Thank you for your very coherent and decent response. I too value life, especially those of our soldiers. That's why it makes me so angry that over 1000 have been killed and over 10,000 injured to fight this war in Iraq. So we didn't torture them, they're still dead. Men, women and children killed in our name and for what? No WMD's, no links to Al Qaeda, no clear threat to America, so for what? Afghanistan I can see, but Iraq? What did we get for all of these lives and families shattered? Was there no better outlet for the massive amount of resources and lives involved in this war.

American Casualties

cost of war

Iraqi casualties
 
Brother, I wish we could get out of Iraq, NOW! We've done our bit. We toppled a pretty bad guy. It's over. I hate the waste. Like those movies and books that about Viet Nam - the one in particular is Hamburger Hill. Any person in command authority who had any connection to that Op should have been court-martialed. There is no good way for any solider to die. What I hate to see is that we lose soldiers to flippin bombs on the side of the road instead of a stand-up fight where we can take it to the enemy.
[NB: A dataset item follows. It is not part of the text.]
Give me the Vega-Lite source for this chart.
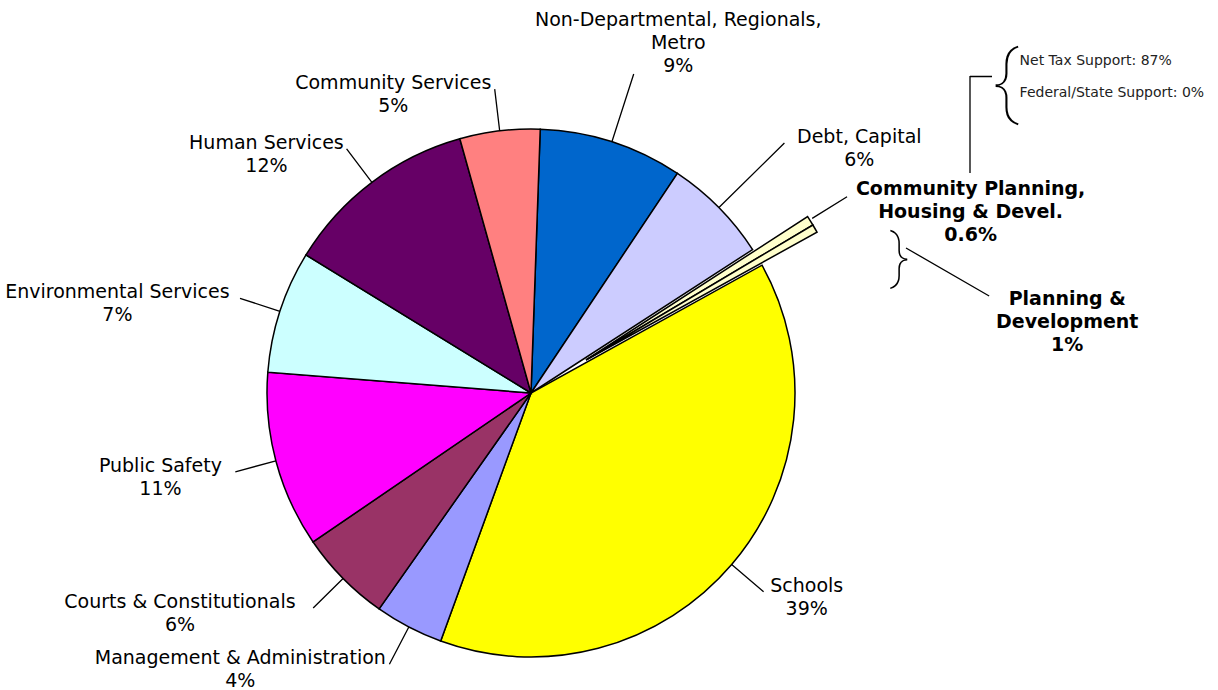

I think we should get out of Iraq as soon as possible. But I can't make that call. W did it. So if we're going to be there, G-admit get enough troops over there and let's end this bloody thing. And I hope that W will make the decision to get our troops out in a minimum of at least a year. Why? Realistically, we need to give the Iraqi's the tools to defend themselves when we leave. The Iraqi people are better off without Saddam. And its the vision of the President that a democratic Iraq is better then the régime of lunatic. Let's do the rest of it right from here on out. Get on with it and get out of there.